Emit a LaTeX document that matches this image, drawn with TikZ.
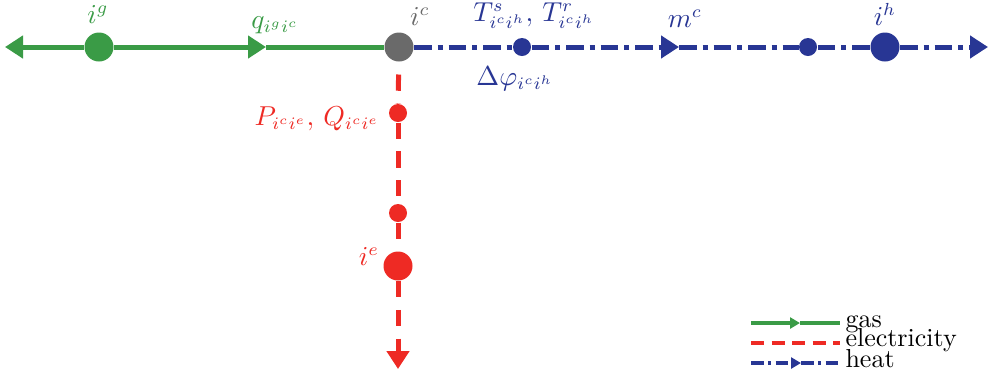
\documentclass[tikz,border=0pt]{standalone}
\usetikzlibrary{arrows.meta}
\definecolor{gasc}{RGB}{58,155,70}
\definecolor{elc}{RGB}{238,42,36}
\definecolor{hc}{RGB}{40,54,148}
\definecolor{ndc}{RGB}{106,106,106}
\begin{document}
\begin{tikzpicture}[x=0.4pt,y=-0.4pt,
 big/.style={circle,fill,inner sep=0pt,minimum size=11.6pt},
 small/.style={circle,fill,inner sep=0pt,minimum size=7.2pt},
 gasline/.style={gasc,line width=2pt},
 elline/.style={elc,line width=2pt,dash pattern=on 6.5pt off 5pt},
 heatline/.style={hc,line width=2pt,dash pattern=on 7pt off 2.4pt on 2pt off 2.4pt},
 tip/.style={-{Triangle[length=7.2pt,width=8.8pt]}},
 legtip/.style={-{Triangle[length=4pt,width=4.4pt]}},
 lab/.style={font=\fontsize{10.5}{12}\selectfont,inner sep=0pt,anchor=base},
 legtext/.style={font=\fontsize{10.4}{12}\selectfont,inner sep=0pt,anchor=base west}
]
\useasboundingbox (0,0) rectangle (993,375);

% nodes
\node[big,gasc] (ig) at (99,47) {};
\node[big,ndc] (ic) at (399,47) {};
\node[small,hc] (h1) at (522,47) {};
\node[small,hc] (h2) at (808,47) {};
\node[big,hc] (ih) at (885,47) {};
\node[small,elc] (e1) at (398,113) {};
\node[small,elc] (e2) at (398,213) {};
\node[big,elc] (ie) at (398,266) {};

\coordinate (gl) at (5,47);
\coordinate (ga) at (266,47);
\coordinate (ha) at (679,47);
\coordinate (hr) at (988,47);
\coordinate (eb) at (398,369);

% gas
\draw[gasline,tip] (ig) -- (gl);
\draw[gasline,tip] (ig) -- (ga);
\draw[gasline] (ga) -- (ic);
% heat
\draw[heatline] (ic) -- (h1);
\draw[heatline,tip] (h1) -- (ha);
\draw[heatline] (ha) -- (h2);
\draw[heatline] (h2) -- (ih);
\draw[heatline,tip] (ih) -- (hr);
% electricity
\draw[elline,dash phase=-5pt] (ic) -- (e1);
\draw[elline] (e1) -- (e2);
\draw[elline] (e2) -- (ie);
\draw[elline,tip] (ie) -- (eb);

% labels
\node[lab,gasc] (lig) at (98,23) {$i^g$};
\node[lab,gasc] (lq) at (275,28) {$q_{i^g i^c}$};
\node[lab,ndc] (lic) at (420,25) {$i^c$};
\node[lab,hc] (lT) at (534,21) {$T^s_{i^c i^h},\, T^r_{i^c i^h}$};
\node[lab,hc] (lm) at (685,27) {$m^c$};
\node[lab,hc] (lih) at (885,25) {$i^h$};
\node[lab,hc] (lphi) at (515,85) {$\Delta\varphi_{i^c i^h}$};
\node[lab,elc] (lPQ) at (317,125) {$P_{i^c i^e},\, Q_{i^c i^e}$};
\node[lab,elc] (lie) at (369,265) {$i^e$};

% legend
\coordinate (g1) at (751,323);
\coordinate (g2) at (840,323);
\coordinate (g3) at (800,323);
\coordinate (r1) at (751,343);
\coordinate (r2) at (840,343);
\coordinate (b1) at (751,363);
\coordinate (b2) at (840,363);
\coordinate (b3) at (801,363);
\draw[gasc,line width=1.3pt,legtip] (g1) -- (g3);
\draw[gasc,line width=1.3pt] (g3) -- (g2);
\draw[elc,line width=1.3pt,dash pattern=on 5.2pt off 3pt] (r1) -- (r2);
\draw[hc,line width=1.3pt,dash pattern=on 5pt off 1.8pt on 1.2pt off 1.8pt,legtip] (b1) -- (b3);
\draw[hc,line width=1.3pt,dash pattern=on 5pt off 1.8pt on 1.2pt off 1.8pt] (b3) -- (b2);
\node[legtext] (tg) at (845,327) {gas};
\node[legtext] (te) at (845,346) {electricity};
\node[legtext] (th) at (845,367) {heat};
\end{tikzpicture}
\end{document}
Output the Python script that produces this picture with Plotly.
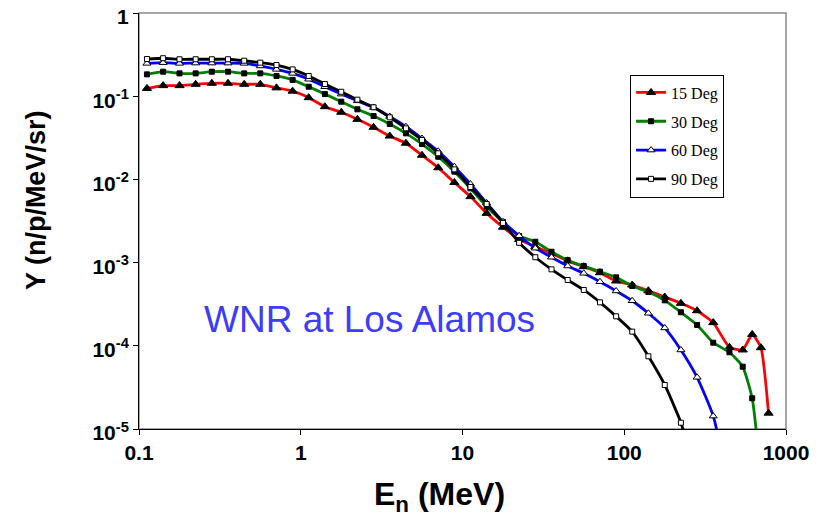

→ **SHORT TASK**
Copy out all the data exactly; skip the pictures.

→ **CORRECT ANSWER**
Emit a LaTeX document that matches this image, drawn with TikZ.
\documentclass[tikz,border=0pt]{standalone}
\usetikzlibrary{arrows.meta}
\definecolor{gasc}{RGB}{58,155,70}
\definecolor{elc}{RGB}{238,42,36}
\definecolor{hc}{RGB}{40,54,148}
\definecolor{ndc}{RGB}{106,106,106}
\begin{document}
\begin{tikzpicture}[x=0.4pt,y=-0.4pt,
 big/.style={circle,fill,inner sep=0pt,minimum size=11.6pt},
 small/.style={circle,fill,inner sep=0pt,minimum size=7.2pt},
 gasline/.style={gasc,line width=2pt},
 elline/.style={elc,line width=2pt,dash pattern=on 6.5pt off 5pt},
 heatline/.style={hc,line width=2pt,dash pattern=on 7pt off 2.4pt on 2pt off 2.4pt},
 tip/.style={-{Triangle[length=7.2pt,width=8.8pt]}},
 legtip/.style={-{Triangle[length=4pt,width=4.4pt]}},
 lab/.style={font=\fontsize{10.5}{12}\selectfont,inner sep=0pt,anchor=base},
 legtext/.style={font=\fontsize{10.4}{12}\selectfont,inner sep=0pt,anchor=base west}
]
\useasboundingbox (0,0) rectangle (993,375);

% nodes
\node[big,gasc] (ig) at (99,47) {};
\node[big,ndc] (ic) at (399,47) {};
\node[small,hc] (h1) at (522,47) {};
\node[small,hc] (h2) at (808,47) {};
\node[big,hc] (ih) at (885,47) {};
\node[small,elc] (e1) at (398,113) {};
\node[small,elc] (e2) at (398,213) {};
\node[big,elc] (ie) at (398,266) {};

\coordinate (gl) at (5,47);
\coordinate (ga) at (266,47);
\coordinate (ha) at (679,47);
\coordinate (hr) at (988,47);
\coordinate (eb) at (398,369);

% gas
\draw[gasline,tip] (ig) -- (gl);
\draw[gasline,tip] (ig) -- (ga);
\draw[gasline] (ga) -- (ic);
% heat
\draw[heatline] (ic) -- (h1);
\draw[heatline,tip] (h1) -- (ha);
\draw[heatline] (ha) -- (h2);
\draw[heatline] (h2) -- (ih);
\draw[heatline,tip] (ih) -- (hr);
% electricity
\draw[elline,dash phase=-5pt] (ic) -- (e1);
\draw[elline] (e1) -- (e2);
\draw[elline] (e2) -- (ie);
\draw[elline,tip] (ie) -- (eb);

% labels
\node[lab,gasc] (lig) at (98,23) {$i^g$};
\node[lab,gasc] (lq) at (275,28) {$q_{i^g i^c}$};
\node[lab,ndc] (lic) at (420,25) {$i^c$};
\node[lab,hc] (lT) at (534,21) {$T^s_{i^c i^h},\, T^r_{i^c i^h}$};
\node[lab,hc] (lm) at (685,27) {$m^c$};
\node[lab,hc] (lih) at (885,25) {$i^h$};
\node[lab,hc] (lphi) at (515,85) {$\Delta\varphi_{i^c i^h}$};
\node[lab,elc] (lPQ) at (317,125) {$P_{i^c i^e},\, Q_{i^c i^e}$};
\node[lab,elc] (lie) at (369,265) {$i^e$};

% legend
\coordinate (g1) at (751,323);
\coordinate (g2) at (840,323);
\coordinate (g3) at (800,323);
\coordinate (r1) at (751,343);
\coordinate (r2) at (840,343);
\coordinate (b1) at (751,363);
\coordinate (b2) at (840,363);
\coordinate (b3) at (801,363);
\draw[gasc,line width=1.3pt,legtip] (g1) -- (g3);
\draw[gasc,line width=1.3pt] (g3) -- (g2);
\draw[elc,line width=1.3pt,dash pattern=on 5.2pt off 3pt] (r1) -- (r2);
\draw[hc,line width=1.3pt,dash pattern=on 5pt off 1.8pt on 1.2pt off 1.8pt,legtip] (b1) -- (b3);
\draw[hc,line width=1.3pt,dash pattern=on 5pt off 1.8pt on 1.2pt off 1.8pt] (b3) -- (b2);
\node[legtext] (tg) at (845,327) {gas};
\node[legtext] (te) at (845,346) {electricity};
\node[legtext] (th) at (845,367) {heat};
\end{tikzpicture}
\end{document}
Output the Python script that produces this picture with Plotly.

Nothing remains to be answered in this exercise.